How to Build a Successful Multi-Cloud Strategy?
- Define Your Requirements: Identify the business needs that each cloud provider will address. For instance, one provider may offer better storage solutions, while another excels in AI and machine learning.
- Ensure Compatibility: Choose providers that can easily integrate with each other. Compatibility ensures that your systems work seamlessly across platforms.
- Implement a Cloud Management Tool: Use cloud management platforms to monitor and manage resources across multiple cloud environments. These tools provide visibility, automation, and control over your cloud infrastructure.
- Focus on Security: Develop robust security policies and ensure consistent security practices across all cloud platforms. Use encryption, firewalls, and multi-factor authentication to protect your data and applications.
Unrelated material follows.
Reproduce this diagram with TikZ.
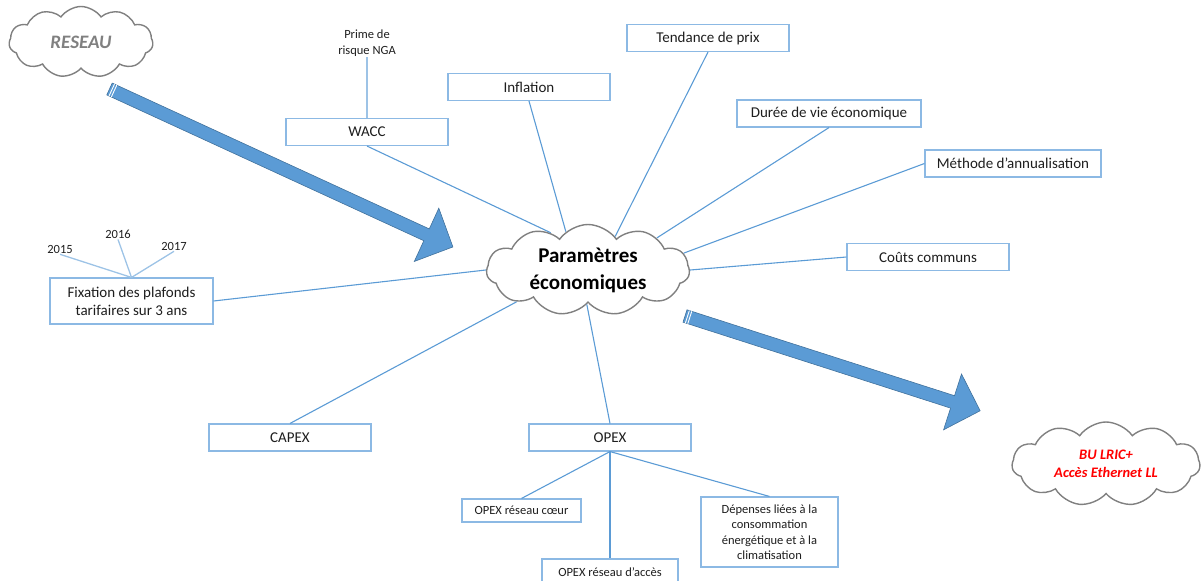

- Monitor and Optimize Performance: Continuously monitor the performance of your multi-cloud setup. Use analytics and performance metrics to make sure that you are optimizing the usage and cost-efficiency of your cloud resources.
Conclusion
A multi-cloud strategy offers businesses the flexibility, reliability, and scalability needed to thrive in today’s fast-paced digital environment. By adopting multiple cloud providers, businesses can optimize performance, enhance disaster recovery, and ensure compliance across regions. However, it requires careful planning, security management, and cost control to fully leverage the benefits.
For students and professionals looking to explore cloud computing, understanding the multi-cloud strategy is key to developing the right skills and knowledge needed for the future of IT infrastructure. As businesses continue to move towards cloud-based solutions, mastering the concepts behind multi-cloud can position you as a valuable asset in the ever-evolving tech industry.